In Anbetracht verschiedener technologischer Fortschritte scheint im Hinblick auf die Entwicklung von Schule und des Lehrerberufs Vieles möglich. Auch Entwicklungen, die den bisherigen Zuschnitt des Lehrerberufs und der dazugehörigen Ausbildung in Frage stellen. Dass Lehrkräfte durch nicht burnoutanfällige Maschinen ersetzt werden, die Unterricht verlässlich nach bildungspolitisch vorgegebenen Standards umsetzen, ist dabei sicher die bizarrste Zukunftsvision von Schule. Zur Beruhigung sei deshalb gesagt, dass die bisherigen Dynamiken des deutschen Bildungssystems eher zur Bescheidenheit raten, was allzu große Fortschrittserwartungen betrifft. Immerhin unterscheidet sich die Art, wie unsere Schulen heute organisiert sind, in bedeutenden Punkten kaum von den Schulen am Beginn des 19. Jahrhunderts.
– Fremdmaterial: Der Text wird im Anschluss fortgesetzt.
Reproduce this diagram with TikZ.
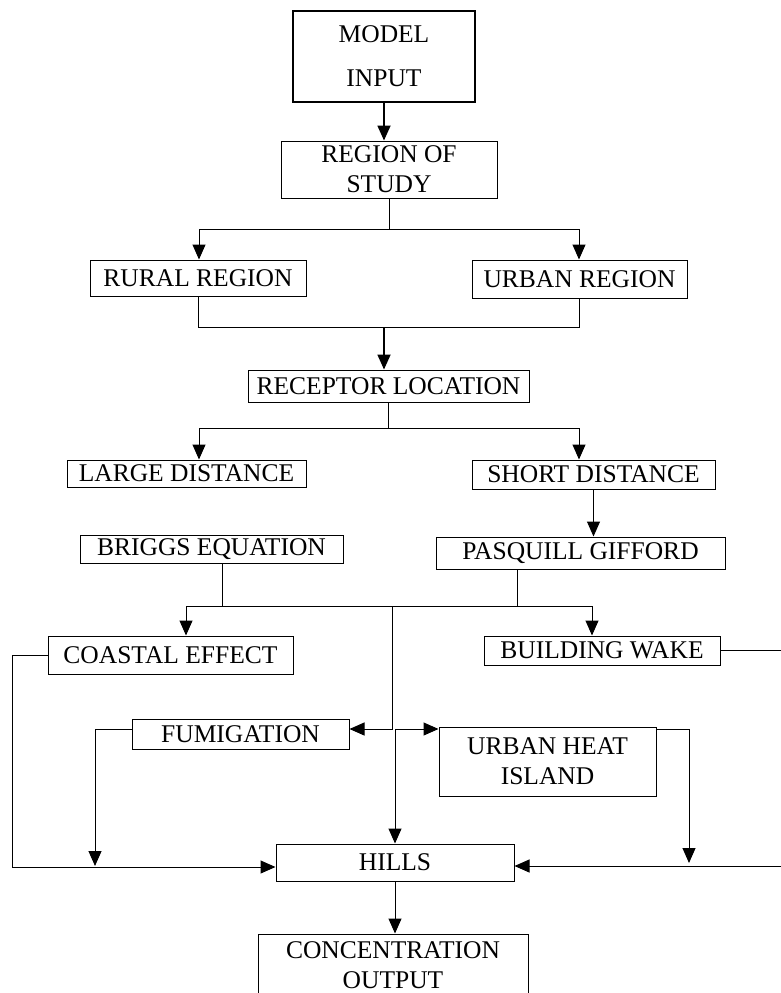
\documentclass[tikz,border=0pt]{standalone}
\usepackage{fontspec}
\setmainfont{Liberation Serif}
\usetikzlibrary{arrows.meta}
\begin{document}
\begin{tikzpicture}[x=1pt,y=-1pt,
  box/.style={draw,line width=1pt,inner sep=0pt,align=center,font=\fontsize{25.5}{30}\selectfont},
  conn/.style={line width=1pt},
  arr/.style={line width=1pt,-{Triangle[length=15pt,width=13pt]}},
  thickarr/.style={line width=1.8pt,-{Triangle[length=15pt,width=13pt]}}]
\useasboundingbox (0,0) rectangle (781,993);
\clip (0,0) rectangle (781,993);
% nodes
\node[box,line width=2pt,minimum width=182pt,minimum height=91pt] (model) at (384,56.5) {MODEL\\[14pt]INPUT};
\node[box,minimum width=216pt,minimum height=57pt] (region) at (389,169.5) {REGION OF\\STUDY};
\node[box,minimum width=216pt,minimum height=36pt] (rural) at (198,278) {RURAL REGION};
\node[box,minimum width=215pt,minimum height=38pt] (urban) at (579.5,279) {URBAN REGION};
\node[box,minimum width=281pt,minimum height=32pt] (receptor) at (388.5,386) {RECEPTOR LOCATION};
\node[box,minimum width=239pt,minimum height=27pt] (large) at (186.5,473.5) {LARGE DISTANCE};
\node[box,minimum width=243pt,minimum height=29pt] (short) at (593.5,474.5) {SHORT DISTANCE};
\node[box,minimum width=263pt,minimum height=28pt] (briggs) at (211.5,549) {BRIGGS EQUATION};
\node[box,minimum width=289pt,minimum height=32pt] (pasquill) at (580.5,553) {PASQUILL GIFFORD};
\node[box,minimum width=245pt,minimum height=38pt] (coastal) at (170.5,655) {COASTAL EFFECT};
\node[box,minimum width=236pt,minimum height=29pt] (wake) at (602,650.5) {BUILDING WAKE};
\node[box,minimum width=217pt,minimum height=30pt] (fumig) at (240.5,734) {FUMIGATION};
\node[box,minimum width=217pt,minimum height=69pt] (uhi) at (547.5,761.5) {URBAN HEAT\\ISLAND};
\node[box,minimum width=238pt,minimum height=37pt] (hills) at (395,862.5) {HILLS};
\node[box,minimum width=270pt,minimum height=62pt] (conc) at (393,965) {CONCENTRATION\\OUTPUT};
% junction coordinates
\coordinate (j1) at (388,229);
\coordinate (j1l) at (199,229);
\coordinate (j1r) at (579,229);
\coordinate (j2) at (384,327);
\coordinate (j3) at (388,428);
\coordinate (j3l) at (199,428);
\coordinate (j3r) at (579,428);
\coordinate (jb) at (222,606);
\coordinate (jp) at (517,606);
\coordinate (j4l) at (186,606);
\coordinate (j4r) at (592,606);
\coordinate (jc) at (392,606);
\coordinate (jf) at (392,729);
\coordinate (ju) at (395,729);
\coordinate (fl) at (95,729);
\coordinate (ur) at (689,729);
\coordinate (cl) at (12,655);
\coordinate (cb) at (12,867);
\coordinate (cr) at (786,866);
% connectors
\draw[thickarr] (model.south) -- (model.south |- region.north);
\draw[conn] (region.south) -- (region.south |- j1);
\draw[conn] (j1l) -- (j1r);
\draw[arr] (j1l) -- (j1l |- rural.north);
\draw[arr] (j1r) -- (j1r |- urban.north);
\draw[conn] (rural.south) -- (rural.south |- j2) -- (urban.south |- j2) -- (urban.south);
\draw[thickarr] (j2) -- (j2 |- receptor.north);
\draw[conn] (receptor.south) -- (receptor.south |- j3);
\draw[conn] (j3l) -- (j3r);
\draw[arr] (j3l) -- (j3l |- large.north);
\draw[arr] (j3r) -- (j3r |- short.north);
\draw[arr] (short.south) -- (short.south |- pasquill.north);
\draw[conn] (jb |- briggs.south) -- (jb);
\draw[conn] (jp |- pasquill.south) -- (jp);
\draw[conn] (j4l) -- (j4r);
\draw[arr] (j4l) -- (j4l |- coastal.north);
\draw[arr] (j4r) -- (j4r |- wake.north);
\draw[arr] (jc) -- (jf) -- (jf -| fumig.east);
\draw[arr] (ju) -- (ju -| uhi.west);
\draw[arr] (ju) -- (ju |- hills.north);
\draw[arr] (coastal.west) -- (cl) -- (cb) -- (cb -| hills.west);
\draw[arr] (jf -| fumig.west) -- (fl) -- (fl |- cr);
\draw[arr] (jf -| uhi.east) -- (ur) -- (ur |- 0,863);
\draw[arr] (wake.east) -- (wake.east -| cr) -- (cr) -- (cr -| hills.east);
\draw[arr] (hills.south) -- (hills.south |- conc.north);
\end{tikzpicture}
\end{document}
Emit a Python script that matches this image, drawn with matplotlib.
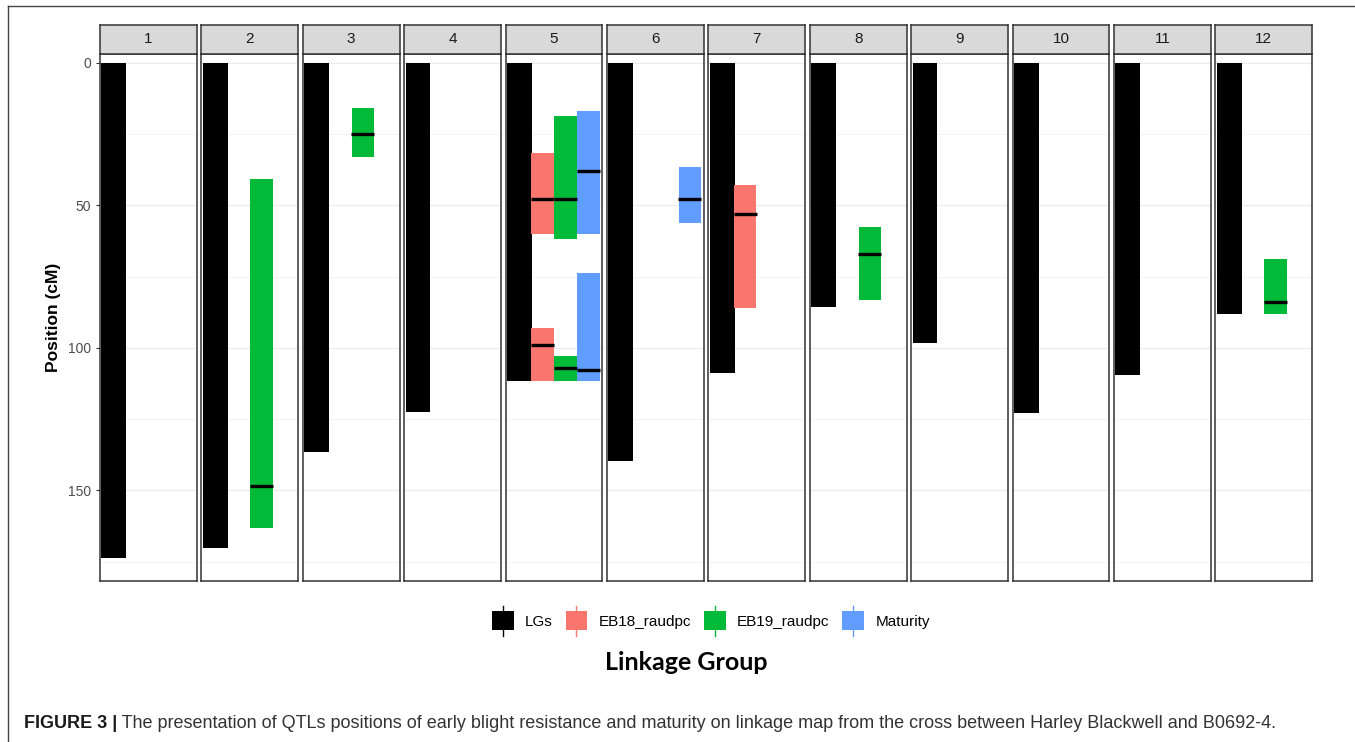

Nach wie vor werden Schülerinnen und Schüler üblicherweise nach Altersklassen sortiert und in 45-minütigen Einheiten auf die Abprüfung selektionsrelevanter Wissensbestände vorbereitet und dann in einem verzerrungsanfälligen System an Ziffernnoten bewertet werden. Vielleicht wäre die Lehrerausbildung auch bereits damit gut beraten, bei angehenden Lehrkräften nachhaltig Motivation für lebenslanges Lernen aufzubauen und Kompetenzen für einen produktiven Umgang mit Ungewissheit anzubahnen. Denn diese wird garantiert auch zukünftig ein bedeutsames Charakteristikum des Lehrerberufs bleiben.